Everything is finally coming together. I have got my first shifts at my new job, Uni is all lined up and in motion, my horse is performing better than he ever has and I’m actually feeling okay. Despite this rainy, cold, miserable weather, I’m feeling pretty okay.
It’s only been a couple of days since I have sent that text, but I now know that he won’t be replying. Which is a good thing. It is about time he let me walk away. In the 18 years we have known each other we have never gone more than three days without talking to each other, and usually there was a good reason why. So it will be interesting to see how we both feel after a couple of months.
I am trying to keep my facebook activity down so he can’t figure out what i’m doing or how I’m feeling.

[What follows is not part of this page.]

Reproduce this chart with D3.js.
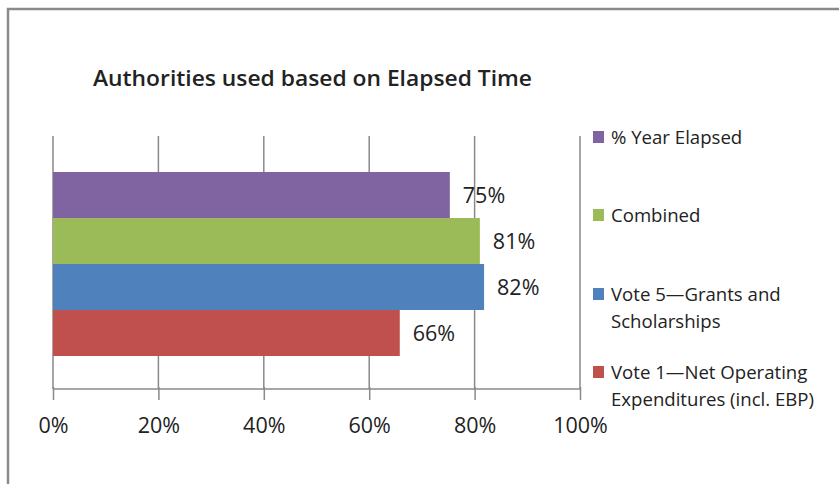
<!DOCTYPE html>
<html>
<head>
<meta charset="utf-8">
<script src="https://cdn.jsdelivr.net/npm/d3@7"></script>
<style>
  body { margin: 0; background: #fff; }
  text { font-family: "Open Sans", "Noto Sans", sans-serif; fill: #222; }
</style>
</head>
<body>
<svg id="chart"></svg>
<script>
// series, drawn top to bottom
var series  = ['% Year Elapsed', 'Combined', 'Vote 5\u2014Grants and Scholarships', 'Vote 1\u2014Net Operating Expenditures (incl. EBP)'];
var values  = [0.753, 0.81, 0.818, 0.658];
var labels  = ['75%', '81%', '82%', '66%'];
var colors  = ['#8064a2', '#9bbb59', '#4f81bd', '#c0504d'];
var legendLines = [['% Year Elapsed'], ['Combined'], ['Vote 5\u2014Grants and', 'Scholarships'], ['Vote 1\u2014Net Operating', 'Expenditures (incl. EBP)']];
var xTicks  = [0, 0.2, 0.4, 0.6, 0.8, 1.0];

var width  = 839;
var height = 484;
var plot = { left: 53, right: 580, top: 136, bottom: 389 };

var svg = d3.select('#chart')
            .attr('width', width)
            .attr('height', height);

// outer frame
svg.append('rect')
   .attr('x', 8).attr('y', 9)
   .attr('width', width + 10).attr('height', height + 10)
   .attr('fill', '#fff')
   .attr('stroke', '#8a8a8a')
   .attr('stroke-width', 2.5);

svg.append('text')
   .attr('x', 93).attr('y', 86)
   .style('font-size', '21px')
   .style('font-weight', '600')
   .attr('textLength', 439)
   .attr('lengthAdjust', 'spacingAndGlyphs')
   .text('Authorities used based on Elapsed Time');

var xScale = d3.scaleLinear()
               .domain([0, 1])
               .range([plot.left, plot.right]);

var yScale = d3.scaleBand()
               .domain(series)
               .range([172, 356]);

// gridlines
svg.append('g')
   .selectAll('line')
   .data(xTicks)
   .enter().append('line')
   .attr('x1', function(d){ return xScale(d); })
   .attr('x2', function(d){ return xScale(d); })
   .attr('y1', plot.top)
   .attr('y2', plot.bottom)
   .attr('stroke', '#8a8a8a')
   .attr('stroke-width', 1.5);

// bars
svg.append('g')
   .selectAll('rect')
   .data(values)
   .enter().append('rect')
   .attr('x', xScale(0))
   .attr('y', function(d, i){ return yScale(series[i]); })
   .attr('width', function(d){ return xScale(d) - xScale(0); })
   .attr('height', yScale.bandwidth())
   .attr('fill', function(d, i){ return colors[i]; });

// data labels
svg.append('g')
   .selectAll('text')
   .data(values)
   .enter().append('text')
   .attr('x', function(d){ return xScale(d) + 13; })
   .attr('y', function(d, i){ return yScale(series[i]) + yScale.bandwidth() / 2; })
   .attr('dy', '0.36em')
   .style('font-size', '21.5px')
   .text(function(d, i){ return labels[i]; });

// x axis
var xAxis = d3.axisBottom(xScale)
              .tickValues(xTicks)
              .tickFormat(d3.format('.0%'))
              .tickSize(11)
              .tickPadding(18);

var x_axis = svg.append('g')
                .attr('class', 'x_axis')
                .attr('transform', 'translate(0,' + plot.bottom + ')')
                .call(xAxis);
x_axis.select('.domain').remove();
x_axis.append('line')
      .attr('x1', plot.left).attr('x2', plot.right)
      .attr('stroke', '#8a8a8a').attr('stroke-width', 1.5);
x_axis.selectAll('.tick line').attr('y1', -2).attr('stroke', '#8a8a8a').attr('stroke-width', 1.5);
x_axis.selectAll('.tick text')
      .style('font-size', '21.5px')
      .style('font-family', '"Open Sans", "Noto Sans", sans-serif')
      .attr('fill', '#222');

// legend
var legendY = [137, 215, 294, 372];
var legend = svg.append('g')
                .selectAll('g')
                .data(legendLines)
                .enter().append('g')
                .attr('transform', function(d, i){ return 'translate(593,' + legendY[i] + ')'; });
legend.append('rect')
      .attr('x', 0).attr('y', -6)
      .attr('width', 11).attr('height', 12)
      .attr('fill', function(d, i){ return colors[i]; });
legend.append('text')
      .style('font-size', '18.6px')
      .selectAll('tspan')
      .data(function(d){ return d; })
      .enter().append('tspan')
      .attr('x', 18)
      .attr('y', function(d, j){ return j * 27; })
      .attr('dy', '0.36em')
      .text(function(d){ return d; });
</script>
</body>
</html>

What I’m finally figuring out is healing is a process and I was only prolonging it with the hopes of getting back together later on. I was only putting a band-aid over it and pushing the hurt away. Only for it to wear me down and come back to bit me. The band-air affect only just made it harder to say goodbye the final time.
I have to heal from this. I have to create distance and process what has happened. I have to accept that he’s what he is and I can’t do anything about it. I have to understand that I have given him plenty of “second” chances and he screwed them all up. I will be okay, I know it because I finally ripped off the band-aid that was poisoning me. And in the end, the band-aid was doing more harm then good even though I prayed it could of been a permanent fix.
You can’t just put a band-aid over these things. You have to allow yourself to fully feel all the emotions, you have to deal with them and move on.
You have to let the wound heal before you can be fully at peace.